* **Material shown**
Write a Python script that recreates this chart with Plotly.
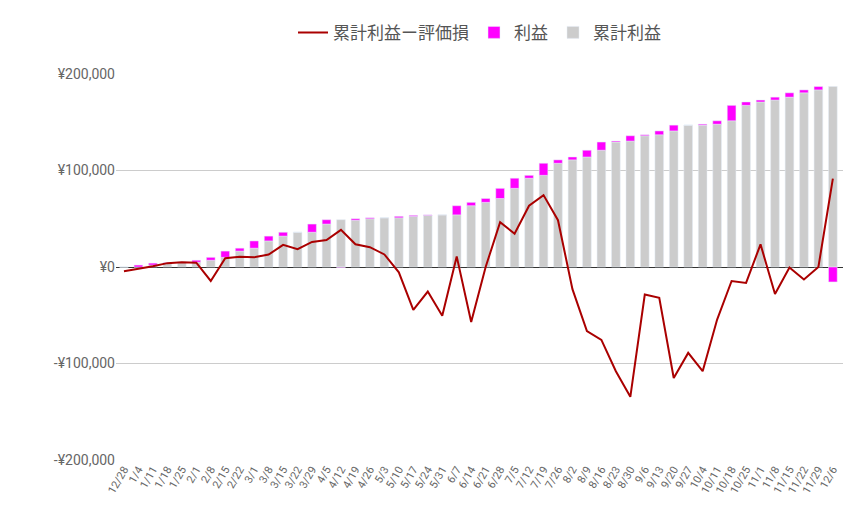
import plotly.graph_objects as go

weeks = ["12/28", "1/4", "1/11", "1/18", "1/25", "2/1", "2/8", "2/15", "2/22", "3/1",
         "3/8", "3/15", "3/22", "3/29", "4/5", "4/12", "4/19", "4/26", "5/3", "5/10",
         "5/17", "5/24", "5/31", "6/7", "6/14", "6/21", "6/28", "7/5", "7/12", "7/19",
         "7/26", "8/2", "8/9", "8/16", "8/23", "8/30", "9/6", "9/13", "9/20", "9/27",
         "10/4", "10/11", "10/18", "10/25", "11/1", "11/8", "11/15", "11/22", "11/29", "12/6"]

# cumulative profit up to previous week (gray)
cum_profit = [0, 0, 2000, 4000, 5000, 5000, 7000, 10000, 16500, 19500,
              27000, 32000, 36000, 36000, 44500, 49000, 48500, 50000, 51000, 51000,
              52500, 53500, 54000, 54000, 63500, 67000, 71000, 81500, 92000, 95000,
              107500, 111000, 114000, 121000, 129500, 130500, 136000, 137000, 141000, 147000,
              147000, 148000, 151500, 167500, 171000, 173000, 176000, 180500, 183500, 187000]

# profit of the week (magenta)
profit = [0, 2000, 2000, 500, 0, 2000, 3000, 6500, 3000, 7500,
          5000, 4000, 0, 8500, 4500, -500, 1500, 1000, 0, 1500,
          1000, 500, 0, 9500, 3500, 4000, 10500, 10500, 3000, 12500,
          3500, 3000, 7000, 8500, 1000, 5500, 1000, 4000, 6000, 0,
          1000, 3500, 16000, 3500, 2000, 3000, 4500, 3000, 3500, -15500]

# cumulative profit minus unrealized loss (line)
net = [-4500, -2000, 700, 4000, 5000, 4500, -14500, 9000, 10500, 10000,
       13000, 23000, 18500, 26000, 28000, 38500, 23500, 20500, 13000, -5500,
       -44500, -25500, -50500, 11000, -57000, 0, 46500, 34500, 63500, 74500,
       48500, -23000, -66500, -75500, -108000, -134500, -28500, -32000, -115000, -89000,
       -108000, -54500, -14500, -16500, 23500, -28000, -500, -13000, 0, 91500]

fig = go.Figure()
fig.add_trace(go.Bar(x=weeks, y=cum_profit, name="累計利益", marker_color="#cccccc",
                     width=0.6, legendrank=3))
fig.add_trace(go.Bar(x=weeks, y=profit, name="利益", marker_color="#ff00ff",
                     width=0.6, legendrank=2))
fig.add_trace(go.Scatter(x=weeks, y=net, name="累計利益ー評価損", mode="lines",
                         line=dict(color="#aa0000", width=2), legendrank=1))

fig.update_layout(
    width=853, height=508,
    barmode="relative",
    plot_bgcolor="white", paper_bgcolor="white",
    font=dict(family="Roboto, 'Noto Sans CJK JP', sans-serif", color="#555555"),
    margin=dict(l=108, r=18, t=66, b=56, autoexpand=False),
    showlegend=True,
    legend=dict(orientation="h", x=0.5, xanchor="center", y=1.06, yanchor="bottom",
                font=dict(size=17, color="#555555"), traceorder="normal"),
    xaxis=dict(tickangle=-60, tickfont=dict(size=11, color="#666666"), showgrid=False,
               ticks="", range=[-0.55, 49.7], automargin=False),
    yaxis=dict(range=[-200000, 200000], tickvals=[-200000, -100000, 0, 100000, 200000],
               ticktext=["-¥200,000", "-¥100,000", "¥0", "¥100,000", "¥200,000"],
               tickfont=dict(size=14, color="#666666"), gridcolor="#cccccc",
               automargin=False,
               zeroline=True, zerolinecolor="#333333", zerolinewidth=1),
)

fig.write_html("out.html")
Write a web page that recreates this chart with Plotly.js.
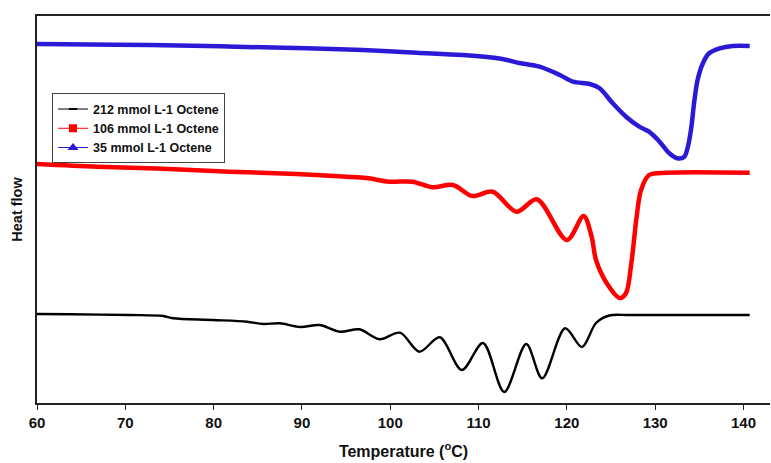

* **Task instructions**
Starting at the top of the listing above, please restate word for word each line up to and including the one that holds "-13000, 0, 91500]", omitting every image.

* **Solution to this problem**
Write a Python script that recreates this chart with Plotly.
import plotly.graph_objects as go

weeks = ["12/28", "1/4", "1/11", "1/18", "1/25", "2/1", "2/8", "2/15", "2/22", "3/1",
         "3/8", "3/15", "3/22", "3/29", "4/5", "4/12", "4/19", "4/26", "5/3", "5/10",
         "5/17", "5/24", "5/31", "6/7", "6/14", "6/21", "6/28", "7/5", "7/12", "7/19",
         "7/26", "8/2", "8/9", "8/16", "8/23", "8/30", "9/6", "9/13", "9/20", "9/27",
         "10/4", "10/11", "10/18", "10/25", "11/1", "11/8", "11/15", "11/22", "11/29", "12/6"]

# cumulative profit up to previous week (gray)
cum_profit = [0, 0, 2000, 4000, 5000, 5000, 7000, 10000, 16500, 19500,
              27000, 32000, 36000, 36000, 44500, 49000, 48500, 50000, 51000, 51000,
              52500, 53500, 54000, 54000, 63500, 67000, 71000, 81500, 92000, 95000,
              107500, 111000, 114000, 121000, 129500, 130500, 136000, 137000, 141000, 147000,
              147000, 148000, 151500, 167500, 171000, 173000, 176000, 180500, 183500, 187000]

# profit of the week (magenta)
profit = [0, 2000, 2000, 500, 0, 2000, 3000, 6500, 3000, 7500,
          5000, 4000, 0, 8500, 4500, -500, 1500, 1000, 0, 1500,
          1000, 500, 0, 9500, 3500, 4000, 10500, 10500, 3000, 12500,
          3500, 3000, 7000, 8500, 1000, 5500, 1000, 4000, 6000, 0,
          1000, 3500, 16000, 3500, 2000, 3000, 4500, 3000, 3500, -15500]

# cumulative profit minus unrealized loss (line)
net = [-4500, -2000, 700, 4000, 5000, 4500, -14500, 9000, 10500, 10000,
       13000, 23000, 18500, 26000, 28000, 38500, 23500, 20500, 13000, -5500,
       -44500, -25500, -50500, 11000, -57000, 0, 46500, 34500, 63500, 74500,
       48500, -23000, -66500, -75500, -108000, -134500, -28500, -32000, -115000, -89000,
       -108000, -54500, -14500, -16500, 23500, -28000, -500, -13000, 0, 91500]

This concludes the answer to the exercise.